Jin-joo est une mauvaise fille. Elle fume, découche, nargue ses professeurs et cause du souci à ses parents. Son père, un petit patron, n'a que ses poings pour exprimer sa peur de la voir mal tourner. Alors il la passe à tabac, régulièrement. La Corée subit la crise économique de la fin des années 1990 et la violence demeure la forme la plus simple et naturelle du contact humain. Au collège, les professeurs cognent les élèves et les anciennes rossent les nouvelles.
Dans l'indifférence générale, on meurt sous les coups d'un père ou d'un petit copain. L'adolescente trouve un peu de chaleur humaine auprès de Jung-ae, fille d'un petit voyou encore plus paumée qu'elle. Une fugue improvisée les mène jusqu'au quartier des bars à hôtesses. Là, tout a le goût de la liberté, de l'interdit et de la fête. Pourtant, leur destin est en train de se jouer tragiquement... Le ton âpre et désespéré d'Ancco évoque le Céline de Mort à crédit.

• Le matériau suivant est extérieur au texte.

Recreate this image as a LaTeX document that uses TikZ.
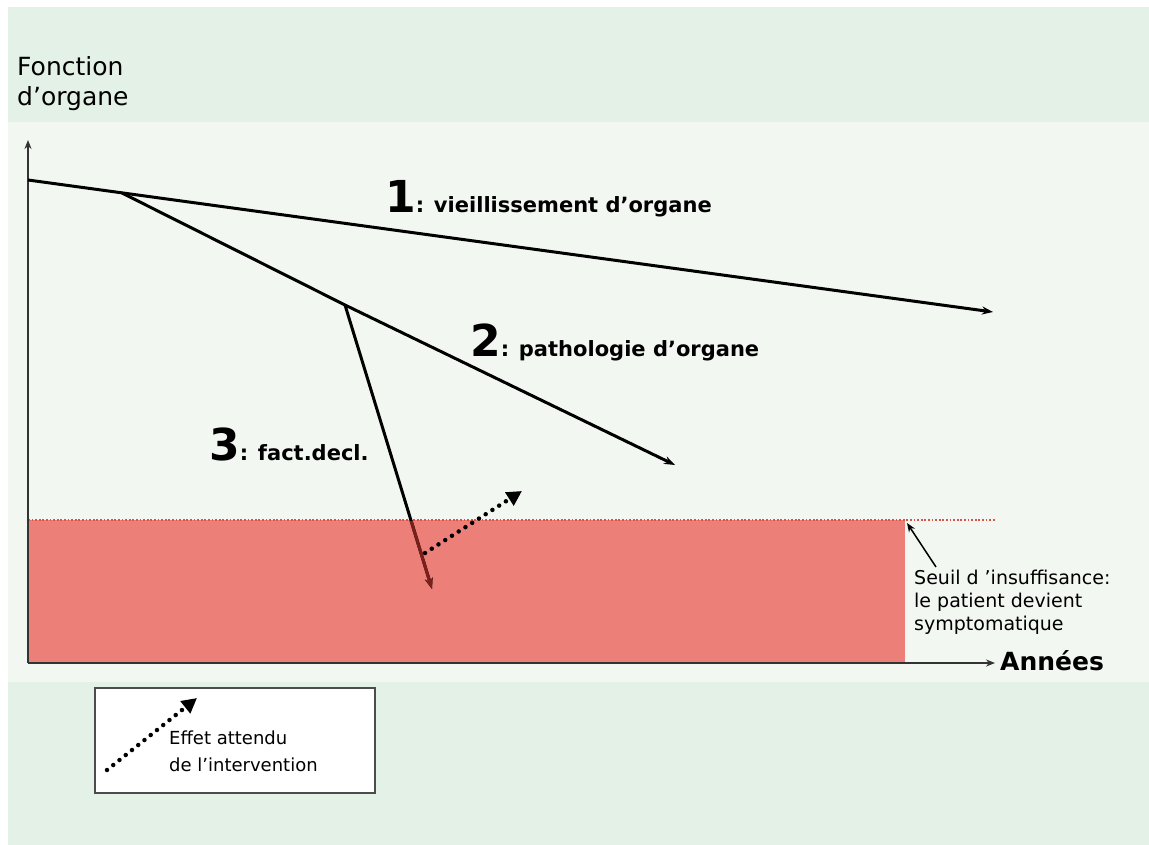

Vivre, c'est expier. Un instant de bonheur, d'insouciance, se paie comptant. Les hommes mènent des existences lourdes, tristes et solitaires, qui se révèlent vides de sens. "Dès qu'on met le nez dehors, constate Jin-joo, c'est plein de choses incompréhensibles." Après Aujourd'hui n'existe pas, publié par Cornélius en 2009, Mauvaises filles confirme le talent singulier d'Ancco. La construction multiplie les allers-retours entre le passé et le présent.
Servie par un trait sec et précis, un noir et blanc désolé, elle rend inexorable et bouleversant ce voyage au bout de la nuit coréenne.